(Objective) Below this line are records; write out exactly the lines from the one containing "Write a Python" through the one containing "ax = fig.add_axes([0.475, 0.21, 0.4706, 0.58])", with the pictures left out.

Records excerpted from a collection
########################################

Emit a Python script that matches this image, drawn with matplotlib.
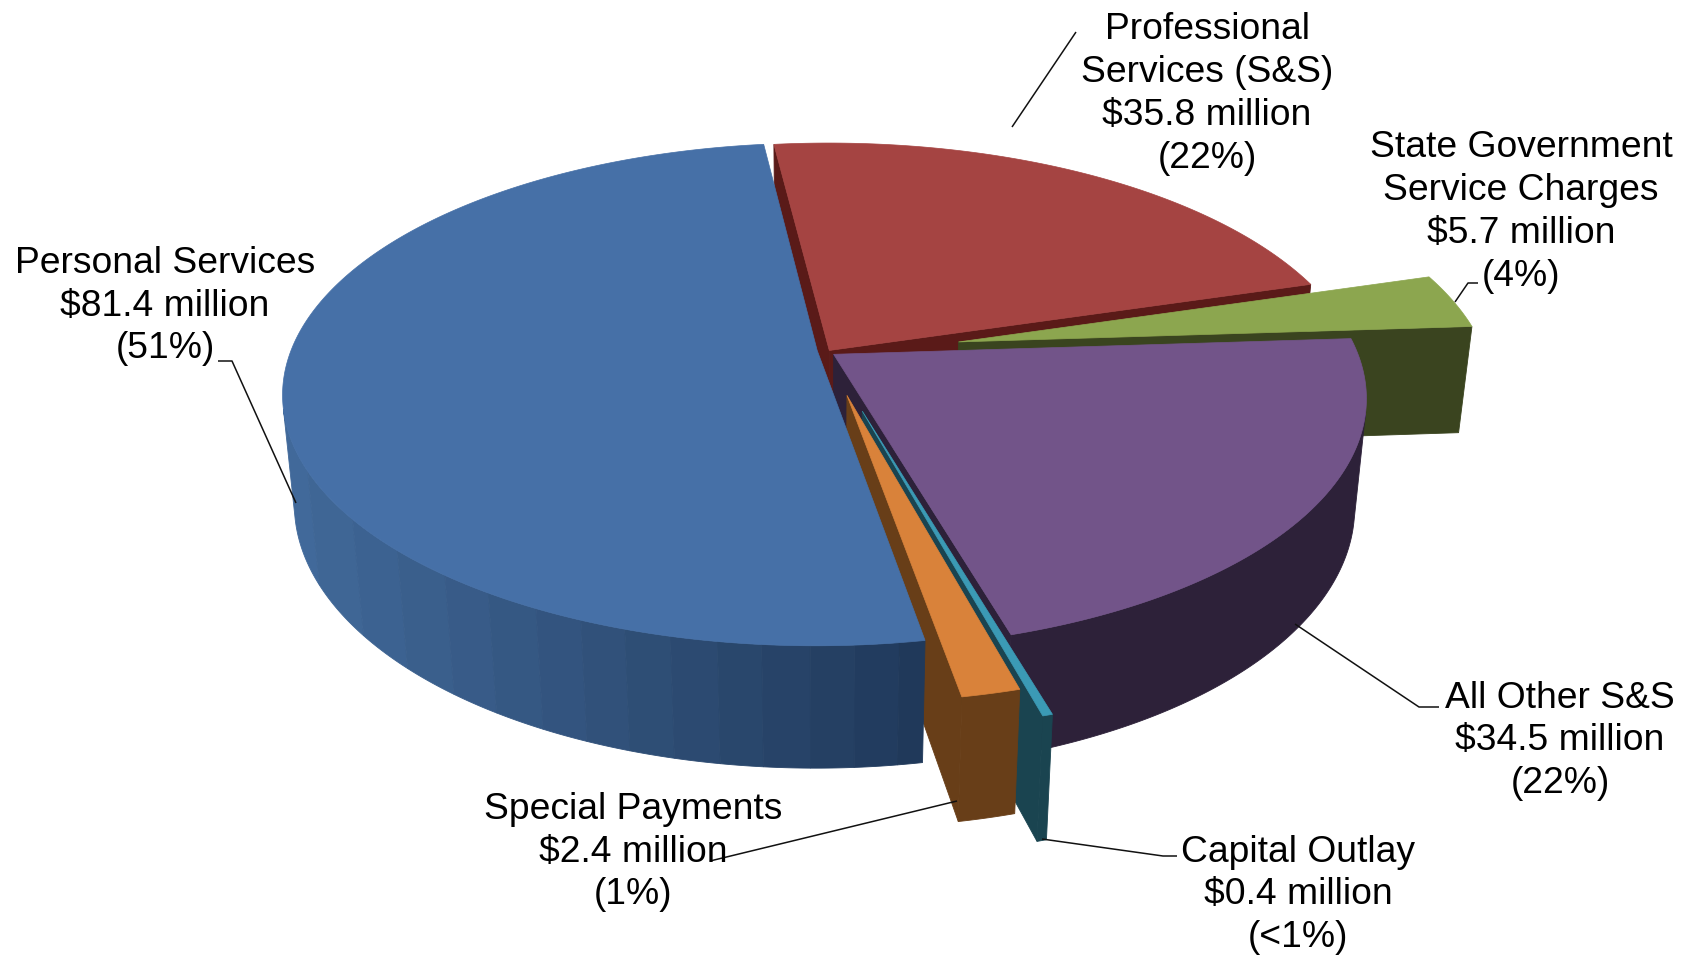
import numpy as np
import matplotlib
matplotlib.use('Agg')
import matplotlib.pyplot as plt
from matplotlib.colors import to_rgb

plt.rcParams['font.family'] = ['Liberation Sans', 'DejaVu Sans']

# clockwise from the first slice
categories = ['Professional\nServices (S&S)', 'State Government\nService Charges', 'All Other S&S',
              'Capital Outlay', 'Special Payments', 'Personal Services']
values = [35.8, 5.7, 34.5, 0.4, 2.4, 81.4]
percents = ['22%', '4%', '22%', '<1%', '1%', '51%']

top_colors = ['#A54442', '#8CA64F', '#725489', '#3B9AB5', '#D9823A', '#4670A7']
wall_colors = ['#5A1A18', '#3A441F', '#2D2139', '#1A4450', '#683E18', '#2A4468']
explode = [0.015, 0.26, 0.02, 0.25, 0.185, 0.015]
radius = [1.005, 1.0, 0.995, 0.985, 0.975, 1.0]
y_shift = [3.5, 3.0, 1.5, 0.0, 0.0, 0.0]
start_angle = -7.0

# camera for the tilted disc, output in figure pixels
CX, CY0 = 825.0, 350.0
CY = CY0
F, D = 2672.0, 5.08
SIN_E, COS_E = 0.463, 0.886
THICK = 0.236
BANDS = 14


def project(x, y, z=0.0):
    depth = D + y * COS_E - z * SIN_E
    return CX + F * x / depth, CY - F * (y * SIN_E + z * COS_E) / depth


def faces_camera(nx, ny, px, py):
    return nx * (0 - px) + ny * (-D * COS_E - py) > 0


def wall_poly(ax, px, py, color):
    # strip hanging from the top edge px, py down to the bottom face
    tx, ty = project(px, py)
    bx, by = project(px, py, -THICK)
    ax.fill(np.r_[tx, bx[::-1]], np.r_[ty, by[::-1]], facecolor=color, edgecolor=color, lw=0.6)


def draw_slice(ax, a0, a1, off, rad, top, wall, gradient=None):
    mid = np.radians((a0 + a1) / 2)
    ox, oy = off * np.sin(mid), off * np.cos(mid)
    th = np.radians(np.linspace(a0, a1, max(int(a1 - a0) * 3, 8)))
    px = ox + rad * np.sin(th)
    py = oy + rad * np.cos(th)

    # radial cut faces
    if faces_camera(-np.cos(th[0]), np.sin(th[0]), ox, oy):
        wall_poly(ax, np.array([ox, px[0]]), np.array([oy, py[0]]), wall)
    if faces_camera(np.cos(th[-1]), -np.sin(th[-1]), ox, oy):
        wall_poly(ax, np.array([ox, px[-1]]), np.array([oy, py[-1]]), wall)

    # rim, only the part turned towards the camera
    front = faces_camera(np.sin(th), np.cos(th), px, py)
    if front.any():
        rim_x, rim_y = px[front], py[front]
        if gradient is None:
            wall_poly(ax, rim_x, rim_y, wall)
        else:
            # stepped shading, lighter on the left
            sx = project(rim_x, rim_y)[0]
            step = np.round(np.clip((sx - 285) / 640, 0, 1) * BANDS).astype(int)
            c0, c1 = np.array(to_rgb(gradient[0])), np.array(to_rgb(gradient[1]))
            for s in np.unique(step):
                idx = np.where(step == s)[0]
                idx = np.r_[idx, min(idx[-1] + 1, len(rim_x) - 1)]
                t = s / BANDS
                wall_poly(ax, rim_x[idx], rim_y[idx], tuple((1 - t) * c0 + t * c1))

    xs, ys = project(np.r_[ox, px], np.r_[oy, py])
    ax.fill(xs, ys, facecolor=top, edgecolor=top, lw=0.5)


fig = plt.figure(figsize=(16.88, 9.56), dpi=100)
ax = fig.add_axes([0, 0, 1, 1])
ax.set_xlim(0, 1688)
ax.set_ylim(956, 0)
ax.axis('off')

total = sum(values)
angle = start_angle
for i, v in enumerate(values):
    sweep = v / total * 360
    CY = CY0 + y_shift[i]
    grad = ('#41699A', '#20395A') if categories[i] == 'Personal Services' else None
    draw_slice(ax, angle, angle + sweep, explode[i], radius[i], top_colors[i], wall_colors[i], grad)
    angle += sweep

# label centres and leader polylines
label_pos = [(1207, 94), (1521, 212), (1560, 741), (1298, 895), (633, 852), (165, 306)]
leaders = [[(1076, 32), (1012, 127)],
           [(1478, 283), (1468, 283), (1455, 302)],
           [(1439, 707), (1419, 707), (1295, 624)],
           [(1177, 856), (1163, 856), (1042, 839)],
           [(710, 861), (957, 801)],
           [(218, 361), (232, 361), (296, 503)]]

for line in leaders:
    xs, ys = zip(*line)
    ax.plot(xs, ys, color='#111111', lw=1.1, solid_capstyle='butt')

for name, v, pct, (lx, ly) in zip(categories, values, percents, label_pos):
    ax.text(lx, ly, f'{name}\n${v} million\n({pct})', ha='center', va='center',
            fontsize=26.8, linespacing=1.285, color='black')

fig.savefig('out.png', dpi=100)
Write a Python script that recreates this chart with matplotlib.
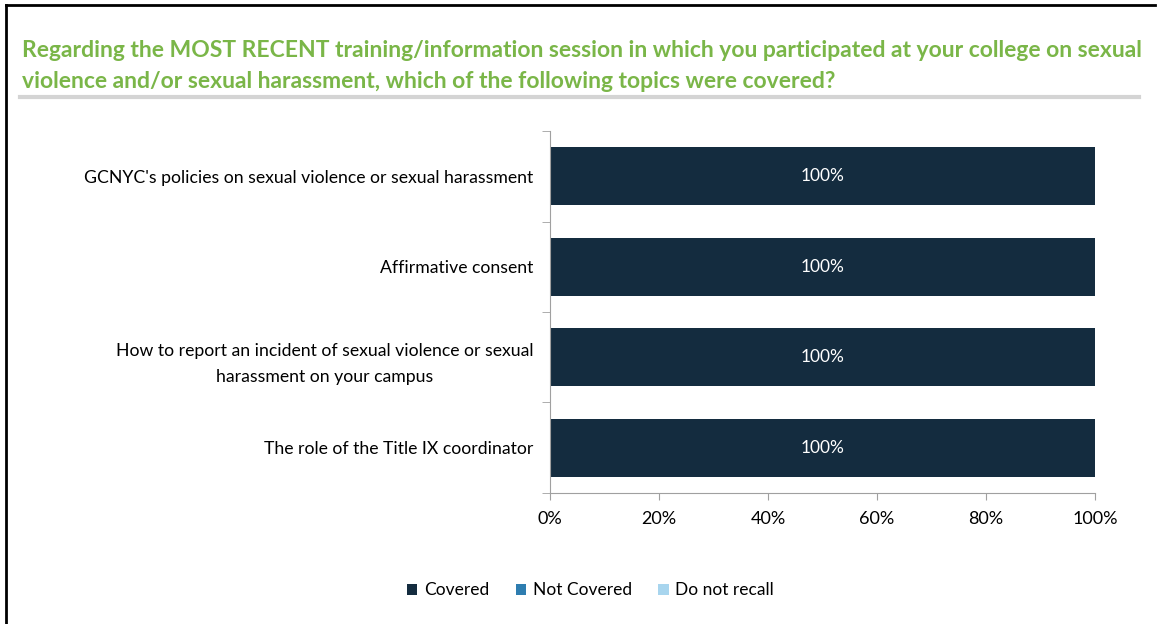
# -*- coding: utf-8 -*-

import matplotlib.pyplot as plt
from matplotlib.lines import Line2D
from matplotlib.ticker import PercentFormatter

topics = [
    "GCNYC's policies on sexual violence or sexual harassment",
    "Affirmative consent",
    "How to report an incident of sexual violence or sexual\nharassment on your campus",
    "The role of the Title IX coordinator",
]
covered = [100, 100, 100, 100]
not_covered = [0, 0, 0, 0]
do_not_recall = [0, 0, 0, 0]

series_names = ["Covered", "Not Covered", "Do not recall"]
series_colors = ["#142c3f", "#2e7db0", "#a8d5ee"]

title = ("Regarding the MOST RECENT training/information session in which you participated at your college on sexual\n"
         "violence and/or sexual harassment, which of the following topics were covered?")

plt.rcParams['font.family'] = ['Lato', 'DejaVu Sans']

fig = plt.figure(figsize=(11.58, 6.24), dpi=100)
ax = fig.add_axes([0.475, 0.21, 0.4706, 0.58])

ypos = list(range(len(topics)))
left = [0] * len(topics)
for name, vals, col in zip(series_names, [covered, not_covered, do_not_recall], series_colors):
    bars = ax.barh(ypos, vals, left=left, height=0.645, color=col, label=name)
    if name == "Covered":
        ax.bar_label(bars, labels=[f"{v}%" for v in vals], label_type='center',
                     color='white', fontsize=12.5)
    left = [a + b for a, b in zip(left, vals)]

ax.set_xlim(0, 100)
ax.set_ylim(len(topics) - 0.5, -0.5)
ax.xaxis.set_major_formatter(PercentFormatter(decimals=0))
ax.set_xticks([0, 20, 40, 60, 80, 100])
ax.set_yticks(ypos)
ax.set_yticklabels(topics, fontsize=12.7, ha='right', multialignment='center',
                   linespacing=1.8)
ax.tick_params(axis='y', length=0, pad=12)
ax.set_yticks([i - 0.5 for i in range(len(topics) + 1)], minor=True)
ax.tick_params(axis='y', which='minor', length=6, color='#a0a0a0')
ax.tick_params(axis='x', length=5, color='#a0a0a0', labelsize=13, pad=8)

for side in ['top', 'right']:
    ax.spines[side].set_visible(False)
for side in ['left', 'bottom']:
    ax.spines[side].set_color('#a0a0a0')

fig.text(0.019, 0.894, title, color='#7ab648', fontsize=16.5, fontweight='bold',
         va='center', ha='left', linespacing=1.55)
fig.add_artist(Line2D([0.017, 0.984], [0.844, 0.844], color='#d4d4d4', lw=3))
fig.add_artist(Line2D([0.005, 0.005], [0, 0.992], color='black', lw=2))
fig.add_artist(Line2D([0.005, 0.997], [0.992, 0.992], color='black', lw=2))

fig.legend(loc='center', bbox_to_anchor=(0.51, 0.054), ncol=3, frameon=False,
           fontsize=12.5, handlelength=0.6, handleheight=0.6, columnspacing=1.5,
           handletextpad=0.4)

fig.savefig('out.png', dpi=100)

########################################

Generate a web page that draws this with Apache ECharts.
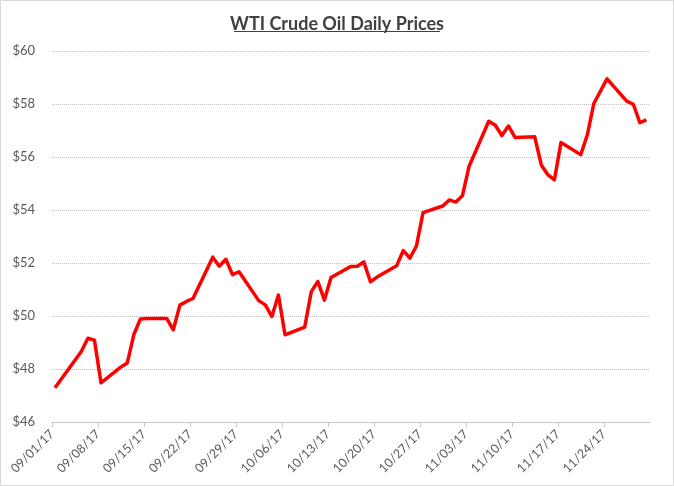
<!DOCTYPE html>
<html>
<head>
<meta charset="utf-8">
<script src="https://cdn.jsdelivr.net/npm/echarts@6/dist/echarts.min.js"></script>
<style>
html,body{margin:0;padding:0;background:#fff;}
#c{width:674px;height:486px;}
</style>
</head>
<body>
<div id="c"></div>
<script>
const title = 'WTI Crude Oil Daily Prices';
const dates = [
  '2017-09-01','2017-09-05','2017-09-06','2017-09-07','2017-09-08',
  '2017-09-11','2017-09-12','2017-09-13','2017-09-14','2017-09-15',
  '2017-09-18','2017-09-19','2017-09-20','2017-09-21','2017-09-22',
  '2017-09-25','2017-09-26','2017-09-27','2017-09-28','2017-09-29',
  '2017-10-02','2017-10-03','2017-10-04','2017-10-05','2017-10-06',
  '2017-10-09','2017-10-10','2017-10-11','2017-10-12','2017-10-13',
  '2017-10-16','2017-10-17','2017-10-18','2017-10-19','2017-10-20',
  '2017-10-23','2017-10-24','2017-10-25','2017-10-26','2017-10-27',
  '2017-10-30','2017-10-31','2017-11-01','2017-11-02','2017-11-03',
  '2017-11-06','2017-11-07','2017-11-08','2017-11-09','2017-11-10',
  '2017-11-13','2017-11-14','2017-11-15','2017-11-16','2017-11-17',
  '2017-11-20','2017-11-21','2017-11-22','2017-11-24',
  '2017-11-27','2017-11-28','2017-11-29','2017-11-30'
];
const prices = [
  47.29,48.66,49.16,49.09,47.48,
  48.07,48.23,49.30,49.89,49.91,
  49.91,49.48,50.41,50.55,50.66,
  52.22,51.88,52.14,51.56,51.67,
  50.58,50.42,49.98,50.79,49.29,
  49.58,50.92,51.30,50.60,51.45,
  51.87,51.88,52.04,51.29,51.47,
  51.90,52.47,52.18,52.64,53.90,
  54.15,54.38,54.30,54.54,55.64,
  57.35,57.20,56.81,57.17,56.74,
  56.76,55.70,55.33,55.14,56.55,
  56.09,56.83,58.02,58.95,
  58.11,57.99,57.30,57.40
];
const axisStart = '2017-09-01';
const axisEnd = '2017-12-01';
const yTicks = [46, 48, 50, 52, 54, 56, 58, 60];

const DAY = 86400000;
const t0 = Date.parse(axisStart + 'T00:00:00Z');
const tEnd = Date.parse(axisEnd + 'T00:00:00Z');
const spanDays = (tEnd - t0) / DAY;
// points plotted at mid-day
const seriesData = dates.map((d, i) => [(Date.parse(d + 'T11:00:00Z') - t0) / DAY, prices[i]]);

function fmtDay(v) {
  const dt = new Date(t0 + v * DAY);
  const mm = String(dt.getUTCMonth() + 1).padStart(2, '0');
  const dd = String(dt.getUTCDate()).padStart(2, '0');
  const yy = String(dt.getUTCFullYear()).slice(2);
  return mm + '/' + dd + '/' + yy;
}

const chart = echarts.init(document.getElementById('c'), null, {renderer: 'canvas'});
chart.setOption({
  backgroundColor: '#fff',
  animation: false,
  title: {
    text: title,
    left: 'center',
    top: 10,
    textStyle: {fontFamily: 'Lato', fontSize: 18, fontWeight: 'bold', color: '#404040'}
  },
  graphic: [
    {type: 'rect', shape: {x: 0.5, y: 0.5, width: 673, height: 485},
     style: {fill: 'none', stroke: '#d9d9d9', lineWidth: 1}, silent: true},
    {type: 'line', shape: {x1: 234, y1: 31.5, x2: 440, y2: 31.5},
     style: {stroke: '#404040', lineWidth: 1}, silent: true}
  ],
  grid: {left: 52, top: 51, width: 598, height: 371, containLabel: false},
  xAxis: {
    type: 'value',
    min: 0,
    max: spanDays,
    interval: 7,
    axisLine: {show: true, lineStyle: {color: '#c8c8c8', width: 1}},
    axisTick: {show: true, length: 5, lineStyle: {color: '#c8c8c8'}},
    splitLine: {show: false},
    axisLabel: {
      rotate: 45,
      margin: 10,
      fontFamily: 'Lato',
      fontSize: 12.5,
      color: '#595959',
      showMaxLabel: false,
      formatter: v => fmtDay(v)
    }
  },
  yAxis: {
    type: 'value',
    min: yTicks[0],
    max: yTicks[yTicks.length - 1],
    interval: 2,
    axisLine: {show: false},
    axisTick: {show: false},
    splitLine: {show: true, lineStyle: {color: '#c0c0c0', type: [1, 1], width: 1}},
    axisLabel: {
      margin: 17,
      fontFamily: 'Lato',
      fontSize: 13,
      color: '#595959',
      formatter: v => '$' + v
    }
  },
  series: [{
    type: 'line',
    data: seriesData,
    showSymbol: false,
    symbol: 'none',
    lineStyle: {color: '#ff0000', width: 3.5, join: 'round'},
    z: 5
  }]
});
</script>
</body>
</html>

########################################

(Solution to this exercise)
Write a Python script that recreates this chart with matplotlib.
# -*- coding: utf-8 -*-

import matplotlib.pyplot as plt
from matplotlib.lines import Line2D
from matplotlib.ticker import PercentFormatter

topics = [
    "GCNYC's policies on sexual violence or sexual harassment",
    "Affirmative consent",
    "How to report an incident of sexual violence or sexual\nharassment on your campus",
    "The role of the Title IX coordinator",
]
covered = [100, 100, 100, 100]
not_covered = [0, 0, 0, 0]
do_not_recall = [0, 0, 0, 0]

series_names = ["Covered", "Not Covered", "Do not recall"]
series_colors = ["#142c3f", "#2e7db0", "#a8d5ee"]

title = ("Regarding the MOST RECENT training/information session in which you participated at your college on sexual\n"
         "violence and/or sexual harassment, which of the following topics were covered?")

plt.rcParams['font.family'] = ['Lato', 'DejaVu Sans']

fig = plt.figure(figsize=(11.58, 6.24), dpi=100)
ax = fig.add_axes([0.475, 0.21, 0.4706, 0.58])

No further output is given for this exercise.